InboundKafkaChannel is the inbound channel which loads data from Kafka. Detail descriptions can be found here
The AbstractBatchEventProcessor is a template class for the user to create an event processor more easily. It implement the sendEvents() of BatchEventSink and dispatch the action to 5 different methods.
public abstract BatchResponse onNextBatch(BatchSource source, List<JetstreamEvent> events) throws EventException;
public abstract void onBatchProcessed(BatchSource source);
public abstract BatchResponse onException(BatchSource source, Exception ex);
public abstract BatchResponse onIdle(BatchSource source);
public abstract BatchResponse onStreamTermination(BatchSource source) throws EventException;
These 5 operations are typical operations during batch processing.
- onNextBatch: It's invoked when the EventSource finishes receiving one batch of events. The EventSource passes the event list and the BatchSource to this method. The processor can determine what to do next via returning corresponding BatchResponse.
- onBatchProcessed: It's invoked when the EventSource finishes advancing offset. The EventSource notifies the processor and then the processor can do some relevant processing about offset advancement. It's only an notice so returns void. With this method, the processor can choose to advance offset before or after the EventSource's advancing.
- onException: It's invoked when the EventSource meets some problem so that it needs to notify the downstream processor.

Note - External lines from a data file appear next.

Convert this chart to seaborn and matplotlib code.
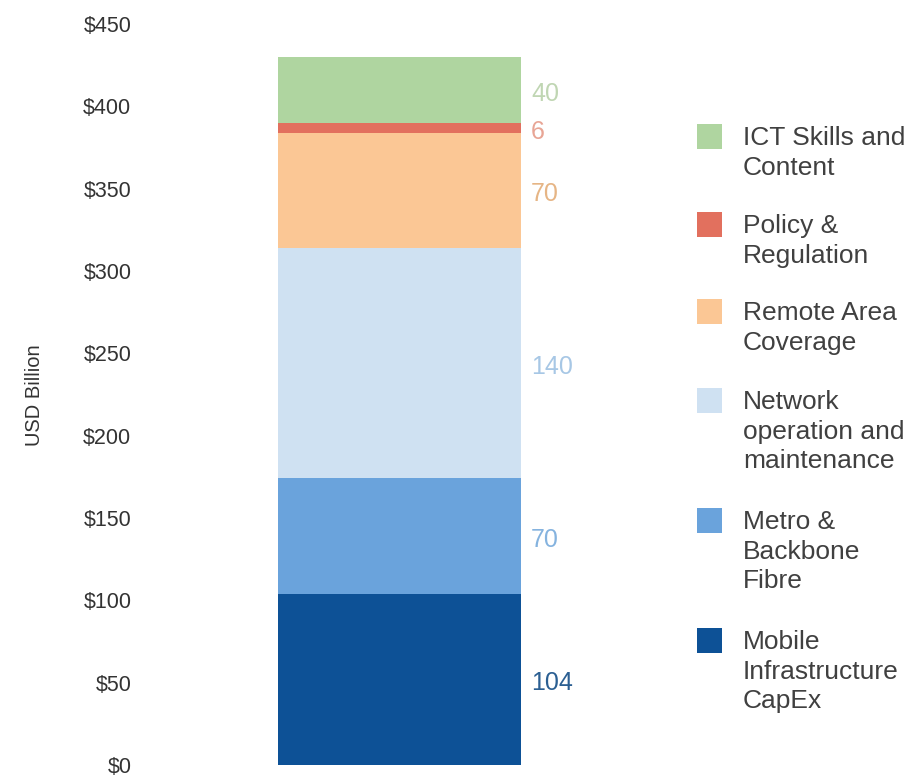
import matplotlib
matplotlib.use("Agg")
import matplotlib.pyplot as plt
import seaborn as sns
import pandas as pd
import numpy as np
from matplotlib.patches import Rectangle

# ---- data (bottom to top) ----
categories = ["Mobile Infrastructure CapEx", "Metro & Backbone Fibre",
              "Network operation and maintenance", "Remote Area Coverage",
              "Policy & Regulation", "ICT Skills and Content"]
legend_labels = ["Mobile\nInfrastructure\nCapEx", "Metro &\nBackbone\nFibre",
                 "Network\noperation and\nmaintenance", "Remote Area\nCoverage",
                 "Policy &\nRegulation", "ICT Skills and\nContent"]
values = [104, 70, 140, 70, 6, 40]
bar_colors = ["#0d5196", "#6aa3dc", "#cfe1f2", "#fbc795", "#e2705e", "#afd5a0"]
label_colors = ["#2b5f92", "#85b3df", "#a7c7e5", "#e6b585", "#e8a595", "#c0d6b3"]
yticks = [0, 50, 100, 150, 200, 250, 300, 350, 400, 450]
ytick_labels = ["$0", "$50", "$100", "$150", "$200", "$250", "$300", "$350", "$400", "$450"]

sns.set_theme(style="white")
plt.rcParams["font.family"] = ["Liberation Sans", "DejaVu Sans"]

W, H = 919, 777
fig = plt.figure(figsize=(W / 100, H / 100), dpi=100)
ax_left, ax_right = 155, 643
ax_top, ax_bot = 24, 765
ax = fig.add_axes([ax_left / W, (H - ax_bot) / H, (ax_right - ax_left) / W, (ax_bot - ax_top) / H])

cum = np.cumsum(values)
df = pd.DataFrame({"cat": categories, "val": values, "cum": cum, "color": bar_colors})
bar_w = 243 / (ax_right - ax_left)
# draw cumulative bars from the tallest down so each lower segment covers the one above
for i in range(len(df) - 1, -1, -1):
    row = df.iloc[i]
    sns.barplot(x=["total"], y=[row["cum"]], color=row["color"], width=bar_w,
                saturation=1, ax=ax, linewidth=0)

ax.set_xlim(-0.5, 0.5)
ax.set_ylim(0, 450)
ax.set_yticks(yticks)
ax.set_yticklabels(ytick_labels, fontsize=15.5, color="#333333")
ax.tick_params(axis="y", length=0, pad=17)
ax.set_xticks([])
ax.set_xlabel("")
ax.set_ylabel("")
for s in ax.spines.values():
    s.set_visible(False)

# value labels to the right of each segment
bottoms = cum - np.array(values)
for v, b, c in zip(values, bottoms, label_colors):
    ax.text(bar_w / 2 + 0.022, b + v / 2 - 2.5, str(v), ha="left", va="center",
            fontsize=18, color=c)

fig.text(35 / W, 1 - 395 / H, "USD Billion", rotation=90, ha="center", va="center",
         fontsize=14.5, color="#333333")

# legend (top to bottom)
centers = [640, 520, 400, 311, 224, 136]
for lab, col, cy in zip(legend_labels, bar_colors, centers):
    fig.add_artist(Rectangle(((697) / W, 1 - (cy + 12.5) / H), 25 / W, 25 / H,
                             transform=fig.transFigure, facecolor=col, edgecolor="none"))
    fig.text(743 / W, 1 - (cy - 10) / H, lab, ha="left", va="top", fontsize=19,
             color="#404040", linespacing=1.3)

fig.savefig("out.png", dpi=100)
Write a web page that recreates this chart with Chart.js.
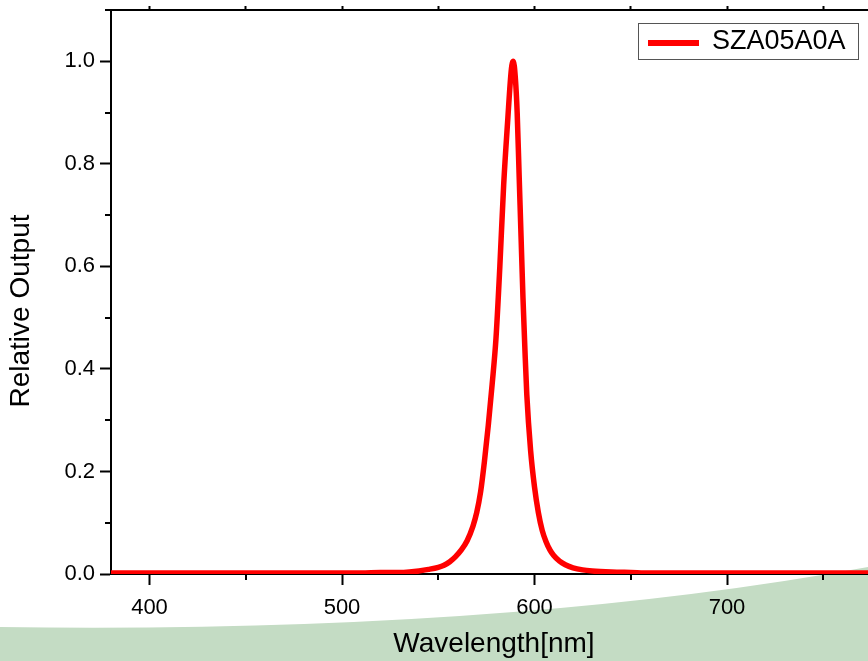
<!DOCTYPE html>
<html>
<head>
<meta charset="utf-8">
<script src="https://cdn.jsdelivr.net/npm/chart.js@4.4.0/dist/chart.umd.min.js"></script>
<style>
html, body { margin: 0; padding: 0; overflow: hidden; background: #fff; }
#wrap { position: relative; width: 900px; height: 661px; }
</style>
</head>
<body>
<div id="wrap"><canvas id="spec"></canvas></div>
<script>
// spectrum data
var wavelengths = [380, 390, 400, 410, 420, 430, 440, 450, 460, 470, 480, 490, 500, 510, 520, 530, 535, 540, 545, 550, 553, 556, 559, 562, 565, 568, 570, 572, 574, 576, 578, 580, 582, 584, 586, 588, 589, 590, 591, 592, 593, 594, 595, 596, 598, 600, 602, 604, 606, 608, 610, 613, 616, 620, 625, 630, 640, 650, 660, 680, 700, 720, 740, 760, 780]
var relOutput = [0.002, 0.002, 0.002, 0.002, 0.002, 0.002, 0.002, 0.002, 0.002, 0.002, 0.002, 0.002, 0.002, 0.002, 0.003, 0.003, 0.004, 0.006, 0.009, 0.013, 0.017, 0.024, 0.034, 0.047, 0.065, 0.093, 0.12, 0.16, 0.22, 0.29, 0.37, 0.46, 0.60, 0.76, 0.88, 0.985, 1.0, 0.97, 0.90, 0.78, 0.66, 0.54, 0.44, 0.35, 0.24, 0.17, 0.12, 0.085, 0.063, 0.047, 0.036, 0.025, 0.018, 0.012, 0.008, 0.006, 0.004, 0.003, 0.002, 0.002, 0.002, 0.002, 0.002, 0.002, 0.002]
var seriesName = 'SZA05A0A'

// axes
var xTicks = [400, 500, 600, 700]
var xMinor = [450, 550, 650, 750]
var yTicks = [0, 0.2, 0.4, 0.6, 0.8, 1.0]
var yMinor = [0.1, 0.3, 0.5, 0.7, 0.9]
var xTitle = 'Wavelength[nm]'
var yTitle = 'Relative Output'

var FONT = '"Liberation Sans", Arial, sans-serif'

var points = []
for (var i = 0; i < wavelengths.length; i++) {
	points.push({ x: wavelengths[i], y: relOutput[i] })
}

//background swoosh, minor ticks, titles, legend
var decor = {
	id: 'decor',
	beforeDraw: function (chart) {
		var c = chart.ctx, w = chart.width, h = chart.height
		c.save()
		c.fillStyle = '#ffffff'
		c.fillRect(0, 0, w, h)
		c.fillStyle = '#c4dcc4'
		c.beginPath()
		c.moveTo(0, 627)
		c.quadraticCurveTo(500, 634, 868, 567)
		c.lineTo(w, 560)
		c.lineTo(w, h)
		c.lineTo(0, h)
		c.closePath()
		c.fill()
		c.restore()
	},
	afterDraw: function (chart) {
		var c = chart.ctx
		var xs = chart.scales.x, ys = chart.scales.y
		var a = chart.chartArea
		c.save()
		c.strokeStyle = '#000'
		c.lineWidth = 2
		c.beginPath()
		xMinor.forEach(function (v) {
			var px = Math.round(xs.getPixelForValue(v))
			c.moveTo(px, a.bottom)
			c.lineTo(px, a.bottom + 6)
		})
		yMinor.forEach(function (v) {
			var py = Math.round(ys.getPixelForValue(v))
			c.moveTo(a.left - 6, py)
			c.lineTo(a.left, py)
		})
		// top frame reaches a little left of the y axis
		c.moveTo(a.left - 6, a.top)
		c.lineTo(a.left, a.top)
		c.stroke()

		// axis titles
		c.fillStyle = '#000'
		c.font = '28px ' + FONT
		c.textAlign = 'center'
		c.textBaseline = 'middle'
		c.fillText(xTitle, 494, 644)
		c.save()
		c.translate(21, 311)
		c.rotate(-Math.PI / 2)
		c.fillText(yTitle, 0, 0)
		c.restore()

		// legend
		var ds = chart.data.datasets[0]
		c.fillStyle = '#fff'
		c.fillRect(638, 23, 221, 37)
		c.strokeStyle = '#555'
		c.lineWidth = 1
		c.strokeRect(638.5, 23.5, 220, 36)
		c.strokeStyle = ds.borderColor
		c.lineWidth = 6
		c.beginPath()
		c.moveTo(648, 43)
		c.lineTo(699, 43)
		c.stroke()
		c.fillStyle = '#000'
		c.font = '27px ' + FONT
		c.textAlign = 'left'
		c.fillText(ds.label, 712, 42)
		c.restore()
	}
}

var myChart = new Chart(document.getElementById('spec'), {
	type: 'line',
	data: {
		datasets: [{
			label: seriesName,
			data: points,
			borderColor: '#ff0000',
			borderWidth: 5.5,
			pointRadius: 0,
			fill: false,
			cubicInterpolationMode: 'monotone'
		}]
	},
	options: {
		responsive: true,
		maintainAspectRatio: false,
		animation: false,
		layout: { padding: { left: 0, right: 19, top: 0, bottom: 0 } },
		plugins: { legend: { display: false }, tooltip: { enabled: false } },
		scales: {
			x: {
				type: 'linear',
				position: 'bottom',
				min: 380,
				max: 780,
				afterBuildTicks: function (s) { s.ticks = xTicks.map(function (v) { return { value: v } }) },
				afterFit: function (s) { s.height = 87; s.paddingLeft = 0; s.paddingRight = 0 },
				ticks: {
					color: '#000',
					padding: 10,
					maxRotation: 0,
					font: { size: 22, family: FONT },
					callback: function (v) { return v }
				},
				grid: { drawOnChartArea: false, drawTicks: true, tickLength: 11, tickColor: '#000', tickWidth: 2 },
				border: { display: true, color: '#000', width: 2 }
			},
			x2: {
				type: 'linear',
				position: 'top',
				min: 380,
				max: 780,
				afterBuildTicks: function (s) { s.ticks = xTicks.concat(xMinor).map(function (v) { return { value: v } }) },
				afterFit: function (s) { s.height = 10; s.paddingLeft = 0; s.paddingRight = 0 },
				ticks: { display: false },
				grid: { drawOnChartArea: false, drawTicks: true, tickLength: 4, tickColor: '#000', tickWidth: 2 },
				border: { display: true, color: '#000', width: 2 }
			},
			y: {
				type: 'linear',
				position: 'left',
				min: 0,
				max: 1.1,
				afterBuildTicks: function (s) { s.ticks = yTicks.map(function (v) { return { value: v } }) },
				afterFit: function (s) { s.width = 111; s.paddingTop = 0; s.paddingBottom = 0 },
				ticks: {
					color: '#000',
					padding: 5,
					font: { size: 22, family: FONT },
					callback: function (v) { return Number(v).toFixed(1) }
				},
				grid: { drawOnChartArea: false, drawTicks: true, tickLength: 11, tickColor: '#000', tickWidth: 2 },
				border: { display: true, color: '#000', width: 2 }
			}
		}
	},
	plugins: [decor]
})
</script>
</body>
</html>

- onIdle: It's invoked when there is no events from the same BatchSource getting into the EventSource for a long time. The EventSource will notify the processor in this case. So that the processor can take some action, like close the stream.
- onStreamTermination: It's invoked when the EventSource stopped consuming one kind of stream. E.g. when the task is transferred to other nodes in the cluster.
Note: When an user extends the AbstractBatchEventProcessor. He only needs to implement these 5 abstract methods. He doens't need to override the sendEvents as it's already implemented in the super class.
[SimpleKafkaProcessor] (https://github.com/pulsarIO/Jetstream/blob/master/jetstream-messaging/src/main/java/com/ebay/jetstream/event/processor/kafka/SimpleKafkaProcessor.java) is another reference implementation of AbstractBatchEventProcessor. It provides a simple way to consume events which doesn't care about offset handling. For example, it's used by KafkaReplayer. Detail descriptions of the processor can be found [here] (../wiki/Kafka-to-Jetstream-:-How-it-works#simplekafkaprocessor).